Listed entries ▸
┌────────
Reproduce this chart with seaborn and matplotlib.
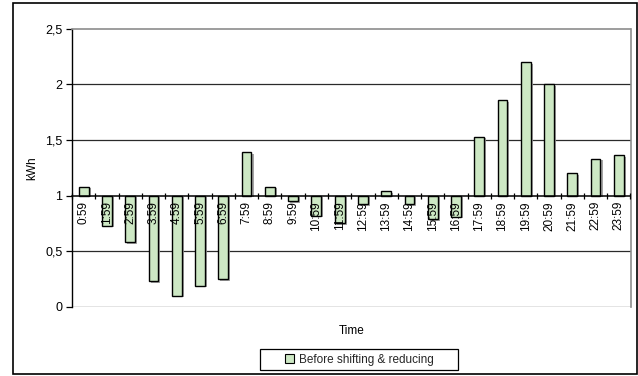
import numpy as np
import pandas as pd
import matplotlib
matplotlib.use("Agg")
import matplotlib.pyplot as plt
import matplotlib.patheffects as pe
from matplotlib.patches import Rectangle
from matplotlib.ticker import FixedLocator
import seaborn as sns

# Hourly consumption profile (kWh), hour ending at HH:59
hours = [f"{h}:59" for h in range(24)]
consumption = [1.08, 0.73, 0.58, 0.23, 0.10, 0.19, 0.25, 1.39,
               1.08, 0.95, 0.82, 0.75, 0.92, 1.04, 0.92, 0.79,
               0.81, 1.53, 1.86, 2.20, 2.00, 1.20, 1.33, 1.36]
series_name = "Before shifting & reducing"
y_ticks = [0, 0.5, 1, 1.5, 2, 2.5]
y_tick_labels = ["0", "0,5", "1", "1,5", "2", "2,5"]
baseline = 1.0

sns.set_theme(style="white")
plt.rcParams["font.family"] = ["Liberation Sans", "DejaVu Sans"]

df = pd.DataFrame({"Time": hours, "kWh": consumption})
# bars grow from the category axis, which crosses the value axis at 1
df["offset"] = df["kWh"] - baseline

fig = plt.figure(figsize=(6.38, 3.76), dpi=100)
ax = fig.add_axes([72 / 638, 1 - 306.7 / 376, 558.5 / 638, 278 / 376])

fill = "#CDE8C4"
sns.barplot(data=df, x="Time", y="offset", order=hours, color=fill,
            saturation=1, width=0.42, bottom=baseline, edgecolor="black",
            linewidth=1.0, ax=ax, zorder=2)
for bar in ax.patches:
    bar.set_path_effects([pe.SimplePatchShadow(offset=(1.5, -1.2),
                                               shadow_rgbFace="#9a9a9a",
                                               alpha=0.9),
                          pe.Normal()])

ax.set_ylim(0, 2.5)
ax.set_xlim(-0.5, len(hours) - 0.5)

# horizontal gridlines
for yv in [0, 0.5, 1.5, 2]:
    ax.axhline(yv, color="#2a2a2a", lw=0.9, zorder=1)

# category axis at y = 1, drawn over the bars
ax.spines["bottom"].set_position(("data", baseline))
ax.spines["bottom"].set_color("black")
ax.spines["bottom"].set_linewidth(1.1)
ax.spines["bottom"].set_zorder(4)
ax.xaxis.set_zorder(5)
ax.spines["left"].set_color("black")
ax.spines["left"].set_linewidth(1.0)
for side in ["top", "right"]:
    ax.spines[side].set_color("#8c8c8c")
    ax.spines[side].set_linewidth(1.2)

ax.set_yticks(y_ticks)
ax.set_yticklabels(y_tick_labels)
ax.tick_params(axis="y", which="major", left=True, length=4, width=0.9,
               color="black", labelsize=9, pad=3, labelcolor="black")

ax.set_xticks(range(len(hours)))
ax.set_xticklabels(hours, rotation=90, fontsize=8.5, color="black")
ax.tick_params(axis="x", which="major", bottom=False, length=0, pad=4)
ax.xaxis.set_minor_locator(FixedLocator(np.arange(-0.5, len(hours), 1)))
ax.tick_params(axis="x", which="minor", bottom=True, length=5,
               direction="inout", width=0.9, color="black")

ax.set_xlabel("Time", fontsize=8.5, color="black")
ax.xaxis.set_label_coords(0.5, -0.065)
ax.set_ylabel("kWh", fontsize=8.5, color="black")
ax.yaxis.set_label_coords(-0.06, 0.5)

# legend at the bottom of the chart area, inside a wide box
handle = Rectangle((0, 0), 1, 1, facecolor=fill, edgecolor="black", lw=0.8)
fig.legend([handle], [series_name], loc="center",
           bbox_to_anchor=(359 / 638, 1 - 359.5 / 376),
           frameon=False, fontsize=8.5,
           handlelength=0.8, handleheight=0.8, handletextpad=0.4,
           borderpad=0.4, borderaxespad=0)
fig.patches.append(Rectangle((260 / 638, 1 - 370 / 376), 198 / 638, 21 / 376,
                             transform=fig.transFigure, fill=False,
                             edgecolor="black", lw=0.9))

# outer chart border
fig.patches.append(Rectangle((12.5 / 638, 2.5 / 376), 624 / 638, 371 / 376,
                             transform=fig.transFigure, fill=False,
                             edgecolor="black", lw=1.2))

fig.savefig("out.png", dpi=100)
└────────
┌────────
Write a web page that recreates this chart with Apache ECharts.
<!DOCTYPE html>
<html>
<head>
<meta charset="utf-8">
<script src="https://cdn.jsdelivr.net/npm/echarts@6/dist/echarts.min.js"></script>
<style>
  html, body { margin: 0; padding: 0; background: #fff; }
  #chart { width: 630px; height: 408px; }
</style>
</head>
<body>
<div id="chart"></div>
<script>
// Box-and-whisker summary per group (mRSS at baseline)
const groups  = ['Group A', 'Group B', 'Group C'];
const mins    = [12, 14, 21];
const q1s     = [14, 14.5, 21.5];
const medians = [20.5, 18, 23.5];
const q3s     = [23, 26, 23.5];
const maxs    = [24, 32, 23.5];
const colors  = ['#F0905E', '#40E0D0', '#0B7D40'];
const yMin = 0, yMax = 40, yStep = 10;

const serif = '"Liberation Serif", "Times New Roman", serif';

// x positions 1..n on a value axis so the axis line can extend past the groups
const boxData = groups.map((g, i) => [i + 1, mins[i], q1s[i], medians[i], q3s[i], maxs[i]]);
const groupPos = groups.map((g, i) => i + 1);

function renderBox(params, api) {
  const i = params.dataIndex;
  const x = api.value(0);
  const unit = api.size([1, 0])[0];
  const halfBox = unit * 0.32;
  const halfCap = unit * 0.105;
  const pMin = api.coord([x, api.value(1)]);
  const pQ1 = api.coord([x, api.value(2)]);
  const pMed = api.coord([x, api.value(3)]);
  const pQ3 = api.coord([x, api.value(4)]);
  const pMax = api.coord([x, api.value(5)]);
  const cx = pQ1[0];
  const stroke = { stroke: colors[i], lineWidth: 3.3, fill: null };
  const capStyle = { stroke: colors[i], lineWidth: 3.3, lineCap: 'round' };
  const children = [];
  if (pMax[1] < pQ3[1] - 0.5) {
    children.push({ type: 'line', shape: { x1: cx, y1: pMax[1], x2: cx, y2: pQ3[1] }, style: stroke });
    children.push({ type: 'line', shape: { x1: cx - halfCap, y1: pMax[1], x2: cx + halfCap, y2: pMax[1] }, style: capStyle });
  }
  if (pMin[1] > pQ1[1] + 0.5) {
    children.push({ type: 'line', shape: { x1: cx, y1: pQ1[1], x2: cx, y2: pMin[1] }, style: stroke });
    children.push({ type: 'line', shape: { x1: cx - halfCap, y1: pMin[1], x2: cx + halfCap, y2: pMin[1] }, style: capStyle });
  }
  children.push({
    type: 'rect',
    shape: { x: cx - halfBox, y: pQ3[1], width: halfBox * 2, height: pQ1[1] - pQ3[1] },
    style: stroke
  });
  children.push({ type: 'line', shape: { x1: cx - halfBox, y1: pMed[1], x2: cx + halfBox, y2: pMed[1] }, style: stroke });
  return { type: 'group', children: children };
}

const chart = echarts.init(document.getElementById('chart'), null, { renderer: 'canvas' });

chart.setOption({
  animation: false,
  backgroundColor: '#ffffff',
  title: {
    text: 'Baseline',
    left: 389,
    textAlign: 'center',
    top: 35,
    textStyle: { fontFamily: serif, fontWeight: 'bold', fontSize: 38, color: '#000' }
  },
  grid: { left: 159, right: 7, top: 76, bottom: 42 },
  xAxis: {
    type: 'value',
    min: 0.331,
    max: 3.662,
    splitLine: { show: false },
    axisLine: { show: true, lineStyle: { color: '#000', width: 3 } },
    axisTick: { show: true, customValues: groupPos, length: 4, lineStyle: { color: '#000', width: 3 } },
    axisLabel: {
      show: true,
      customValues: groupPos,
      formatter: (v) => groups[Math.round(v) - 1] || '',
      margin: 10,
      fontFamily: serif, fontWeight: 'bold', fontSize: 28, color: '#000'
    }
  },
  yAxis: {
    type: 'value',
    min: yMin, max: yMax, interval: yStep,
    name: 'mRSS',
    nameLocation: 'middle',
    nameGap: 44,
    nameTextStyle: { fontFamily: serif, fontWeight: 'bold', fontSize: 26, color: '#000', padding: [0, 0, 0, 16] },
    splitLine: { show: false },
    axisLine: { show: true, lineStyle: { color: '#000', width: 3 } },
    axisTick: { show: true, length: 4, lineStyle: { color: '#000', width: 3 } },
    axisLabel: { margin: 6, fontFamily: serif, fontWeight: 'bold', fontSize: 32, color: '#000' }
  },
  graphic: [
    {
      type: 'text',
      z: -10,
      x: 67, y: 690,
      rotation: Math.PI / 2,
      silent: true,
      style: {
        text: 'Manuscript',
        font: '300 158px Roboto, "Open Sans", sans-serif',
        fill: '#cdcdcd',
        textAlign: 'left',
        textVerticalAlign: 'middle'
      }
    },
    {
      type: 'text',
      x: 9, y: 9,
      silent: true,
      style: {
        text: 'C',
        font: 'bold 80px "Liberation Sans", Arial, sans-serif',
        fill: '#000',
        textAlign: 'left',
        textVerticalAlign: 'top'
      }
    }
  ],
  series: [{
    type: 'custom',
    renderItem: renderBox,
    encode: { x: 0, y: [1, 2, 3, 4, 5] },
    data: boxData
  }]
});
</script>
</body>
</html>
└────────
┌────────
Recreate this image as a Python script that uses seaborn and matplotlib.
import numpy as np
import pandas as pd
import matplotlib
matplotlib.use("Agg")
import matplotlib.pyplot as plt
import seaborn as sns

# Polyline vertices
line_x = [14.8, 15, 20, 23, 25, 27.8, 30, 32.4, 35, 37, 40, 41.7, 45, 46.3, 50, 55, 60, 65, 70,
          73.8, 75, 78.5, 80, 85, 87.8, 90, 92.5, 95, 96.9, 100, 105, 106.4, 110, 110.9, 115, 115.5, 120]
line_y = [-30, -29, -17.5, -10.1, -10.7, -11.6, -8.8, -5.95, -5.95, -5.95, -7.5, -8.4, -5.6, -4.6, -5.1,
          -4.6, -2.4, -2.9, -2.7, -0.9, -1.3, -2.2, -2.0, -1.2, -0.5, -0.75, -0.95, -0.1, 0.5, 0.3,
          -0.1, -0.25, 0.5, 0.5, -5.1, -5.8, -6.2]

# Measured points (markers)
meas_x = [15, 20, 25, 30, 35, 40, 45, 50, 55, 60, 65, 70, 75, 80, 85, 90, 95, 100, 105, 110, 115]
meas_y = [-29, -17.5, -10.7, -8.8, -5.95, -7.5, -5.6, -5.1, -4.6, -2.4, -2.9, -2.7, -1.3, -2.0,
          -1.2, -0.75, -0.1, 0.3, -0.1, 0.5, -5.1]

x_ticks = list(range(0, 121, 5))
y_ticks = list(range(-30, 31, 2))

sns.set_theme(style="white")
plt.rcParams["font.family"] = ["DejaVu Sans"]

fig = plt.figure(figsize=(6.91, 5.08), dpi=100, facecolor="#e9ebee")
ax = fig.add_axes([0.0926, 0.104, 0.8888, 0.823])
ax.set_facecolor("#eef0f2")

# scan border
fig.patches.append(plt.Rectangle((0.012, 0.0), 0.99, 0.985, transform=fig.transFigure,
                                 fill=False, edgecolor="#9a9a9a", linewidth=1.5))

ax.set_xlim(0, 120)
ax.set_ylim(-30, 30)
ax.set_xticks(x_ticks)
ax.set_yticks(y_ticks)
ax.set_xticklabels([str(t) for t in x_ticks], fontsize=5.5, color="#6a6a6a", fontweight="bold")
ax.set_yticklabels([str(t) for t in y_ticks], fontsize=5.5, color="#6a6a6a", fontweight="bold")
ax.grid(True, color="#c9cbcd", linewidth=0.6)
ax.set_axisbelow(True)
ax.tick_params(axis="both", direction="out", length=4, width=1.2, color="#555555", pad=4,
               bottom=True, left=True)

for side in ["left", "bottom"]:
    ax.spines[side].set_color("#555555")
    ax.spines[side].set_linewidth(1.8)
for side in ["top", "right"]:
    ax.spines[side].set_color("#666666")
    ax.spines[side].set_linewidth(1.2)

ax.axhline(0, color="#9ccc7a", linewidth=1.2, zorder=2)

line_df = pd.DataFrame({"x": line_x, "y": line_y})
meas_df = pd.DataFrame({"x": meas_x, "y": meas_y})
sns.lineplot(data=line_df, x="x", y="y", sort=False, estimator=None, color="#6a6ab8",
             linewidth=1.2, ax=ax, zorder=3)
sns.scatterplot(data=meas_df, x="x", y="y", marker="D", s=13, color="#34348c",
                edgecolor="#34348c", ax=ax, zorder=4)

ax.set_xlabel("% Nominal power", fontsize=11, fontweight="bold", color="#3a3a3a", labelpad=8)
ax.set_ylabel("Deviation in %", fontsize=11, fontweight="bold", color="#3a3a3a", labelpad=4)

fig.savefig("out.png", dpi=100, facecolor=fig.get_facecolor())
└────────
The exercise ▸ Set down the lines running from the one with "Reproduce this chart" through the one with "baseline = 1.0", both ends kept, exactly and with no pictures.

Result below ▸
Reproduce this chart with seaborn and matplotlib.
import numpy as np
import pandas as pd
import matplotlib
matplotlib.use("Agg")
import matplotlib.pyplot as plt
import matplotlib.patheffects as pe
from matplotlib.patches import Rectangle
from matplotlib.ticker import FixedLocator
import seaborn as sns

# Hourly consumption profile (kWh), hour ending at HH:59
hours = [f"{h}:59" for h in range(24)]
consumption = [1.08, 0.73, 0.58, 0.23, 0.10, 0.19, 0.25, 1.39,
               1.08, 0.95, 0.82, 0.75, 0.92, 1.04, 0.92, 0.79,
               0.81, 1.53, 1.86, 2.20, 2.00, 1.20, 1.33, 1.36]
series_name = "Before shifting & reducing"
y_ticks = [0, 0.5, 1, 1.5, 2, 2.5]
y_tick_labels = ["0", "0,5", "1", "1,5", "2", "2,5"]
baseline = 1.0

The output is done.